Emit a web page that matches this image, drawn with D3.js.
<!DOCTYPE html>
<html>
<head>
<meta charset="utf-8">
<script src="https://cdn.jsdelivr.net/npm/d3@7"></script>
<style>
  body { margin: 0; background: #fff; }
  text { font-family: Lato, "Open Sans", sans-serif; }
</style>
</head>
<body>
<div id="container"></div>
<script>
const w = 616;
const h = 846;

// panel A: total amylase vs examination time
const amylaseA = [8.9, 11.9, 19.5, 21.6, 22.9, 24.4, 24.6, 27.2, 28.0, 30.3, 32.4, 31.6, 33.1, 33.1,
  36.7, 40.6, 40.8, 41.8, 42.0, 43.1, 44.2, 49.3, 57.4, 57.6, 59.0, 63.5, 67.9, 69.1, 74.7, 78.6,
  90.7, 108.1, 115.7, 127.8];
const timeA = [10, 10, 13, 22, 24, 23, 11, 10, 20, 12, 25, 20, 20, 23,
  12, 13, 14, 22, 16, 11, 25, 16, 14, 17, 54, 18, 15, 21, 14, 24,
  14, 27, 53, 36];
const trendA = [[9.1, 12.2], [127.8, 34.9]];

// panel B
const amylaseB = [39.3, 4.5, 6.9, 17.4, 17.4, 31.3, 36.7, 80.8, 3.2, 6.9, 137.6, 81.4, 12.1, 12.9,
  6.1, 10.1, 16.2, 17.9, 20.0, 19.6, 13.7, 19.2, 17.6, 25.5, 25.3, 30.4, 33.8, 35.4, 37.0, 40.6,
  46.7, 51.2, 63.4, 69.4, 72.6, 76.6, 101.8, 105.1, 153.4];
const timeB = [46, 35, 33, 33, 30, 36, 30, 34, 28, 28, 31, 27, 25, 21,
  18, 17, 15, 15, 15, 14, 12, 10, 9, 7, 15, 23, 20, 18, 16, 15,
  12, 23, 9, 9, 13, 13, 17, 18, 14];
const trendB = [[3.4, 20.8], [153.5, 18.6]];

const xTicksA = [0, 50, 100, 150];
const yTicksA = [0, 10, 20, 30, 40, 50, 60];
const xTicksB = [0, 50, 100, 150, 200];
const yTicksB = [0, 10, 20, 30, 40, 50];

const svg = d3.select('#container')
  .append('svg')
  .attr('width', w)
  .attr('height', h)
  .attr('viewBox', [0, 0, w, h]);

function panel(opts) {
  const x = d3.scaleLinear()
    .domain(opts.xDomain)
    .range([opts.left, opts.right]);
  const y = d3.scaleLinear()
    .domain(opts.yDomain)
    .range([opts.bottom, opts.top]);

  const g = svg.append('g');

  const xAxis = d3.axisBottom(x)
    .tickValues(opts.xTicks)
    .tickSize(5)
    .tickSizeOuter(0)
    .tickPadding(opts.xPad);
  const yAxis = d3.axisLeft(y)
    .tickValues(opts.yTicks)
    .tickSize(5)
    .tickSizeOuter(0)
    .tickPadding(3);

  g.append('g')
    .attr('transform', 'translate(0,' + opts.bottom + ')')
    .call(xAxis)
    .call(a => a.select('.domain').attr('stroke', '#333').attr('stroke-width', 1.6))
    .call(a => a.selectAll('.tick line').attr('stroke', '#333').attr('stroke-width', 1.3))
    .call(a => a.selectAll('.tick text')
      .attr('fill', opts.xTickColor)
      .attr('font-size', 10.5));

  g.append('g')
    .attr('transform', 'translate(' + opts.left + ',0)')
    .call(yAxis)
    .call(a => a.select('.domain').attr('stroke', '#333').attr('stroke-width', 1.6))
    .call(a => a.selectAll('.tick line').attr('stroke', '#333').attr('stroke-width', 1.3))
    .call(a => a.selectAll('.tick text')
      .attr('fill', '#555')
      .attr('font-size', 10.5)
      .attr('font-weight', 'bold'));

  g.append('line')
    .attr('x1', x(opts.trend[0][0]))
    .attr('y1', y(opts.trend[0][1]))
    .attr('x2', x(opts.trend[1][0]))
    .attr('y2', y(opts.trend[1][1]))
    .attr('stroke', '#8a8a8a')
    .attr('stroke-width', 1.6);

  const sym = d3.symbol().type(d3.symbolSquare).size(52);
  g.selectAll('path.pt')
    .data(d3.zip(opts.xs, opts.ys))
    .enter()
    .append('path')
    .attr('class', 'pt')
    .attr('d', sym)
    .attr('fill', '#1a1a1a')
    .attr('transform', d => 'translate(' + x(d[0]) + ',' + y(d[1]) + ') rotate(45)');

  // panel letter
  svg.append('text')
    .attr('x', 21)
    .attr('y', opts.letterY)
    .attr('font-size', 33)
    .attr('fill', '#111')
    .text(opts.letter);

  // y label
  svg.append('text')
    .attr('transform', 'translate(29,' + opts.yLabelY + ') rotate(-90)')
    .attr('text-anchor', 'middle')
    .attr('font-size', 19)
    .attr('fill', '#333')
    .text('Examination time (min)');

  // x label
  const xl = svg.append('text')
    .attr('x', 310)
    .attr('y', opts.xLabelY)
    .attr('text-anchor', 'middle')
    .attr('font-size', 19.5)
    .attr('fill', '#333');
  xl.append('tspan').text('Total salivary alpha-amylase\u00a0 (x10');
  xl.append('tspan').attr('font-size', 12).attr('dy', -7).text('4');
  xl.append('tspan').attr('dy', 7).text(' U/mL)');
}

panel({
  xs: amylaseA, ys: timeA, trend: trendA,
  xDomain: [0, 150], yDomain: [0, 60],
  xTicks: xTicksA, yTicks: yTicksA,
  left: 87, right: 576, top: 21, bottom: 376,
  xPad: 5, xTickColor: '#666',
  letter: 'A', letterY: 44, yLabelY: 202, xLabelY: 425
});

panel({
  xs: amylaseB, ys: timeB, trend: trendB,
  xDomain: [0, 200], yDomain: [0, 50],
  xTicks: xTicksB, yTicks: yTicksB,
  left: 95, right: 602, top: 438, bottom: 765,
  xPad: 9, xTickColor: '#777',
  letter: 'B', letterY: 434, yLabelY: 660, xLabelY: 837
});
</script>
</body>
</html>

####

_Your goal_: Reproduce exactly, please, only the lines from the start of the data above to the line that contains "const trendA = [[9.1, 12.2], [127.8, 34.9]];", with both ends kept.

_The reply_:
Emit a web page that matches this image, drawn with D3.js.
<!DOCTYPE html>
<html>
<head>
<meta charset="utf-8">
<script src="https://cdn.jsdelivr.net/npm/d3@7"></script>
<style>
  body { margin: 0; background: #fff; }
  text { font-family: Lato, "Open Sans", sans-serif; }
</style>
</head>
<body>
<div id="container"></div>
<script>
const w = 616;
const h = 846;

// panel A: total amylase vs examination time
const amylaseA = [8.9, 11.9, 19.5, 21.6, 22.9, 24.4, 24.6, 27.2, 28.0, 30.3, 32.4, 31.6, 33.1, 33.1,
  36.7, 40.6, 40.8, 41.8, 42.0, 43.1, 44.2, 49.3, 57.4, 57.6, 59.0, 63.5, 67.9, 69.1, 74.7, 78.6,
  90.7, 108.1, 115.7, 127.8];
const timeA = [10, 10, 13, 22, 24, 23, 11, 10, 20, 12, 25, 20, 20, 23,
  12, 13, 14, 22, 16, 11, 25, 16, 14, 17, 54, 18, 15, 21, 14, 24,
  14, 27, 53, 36];
const trendA = [[9.1, 12.2], [127.8, 34.9]];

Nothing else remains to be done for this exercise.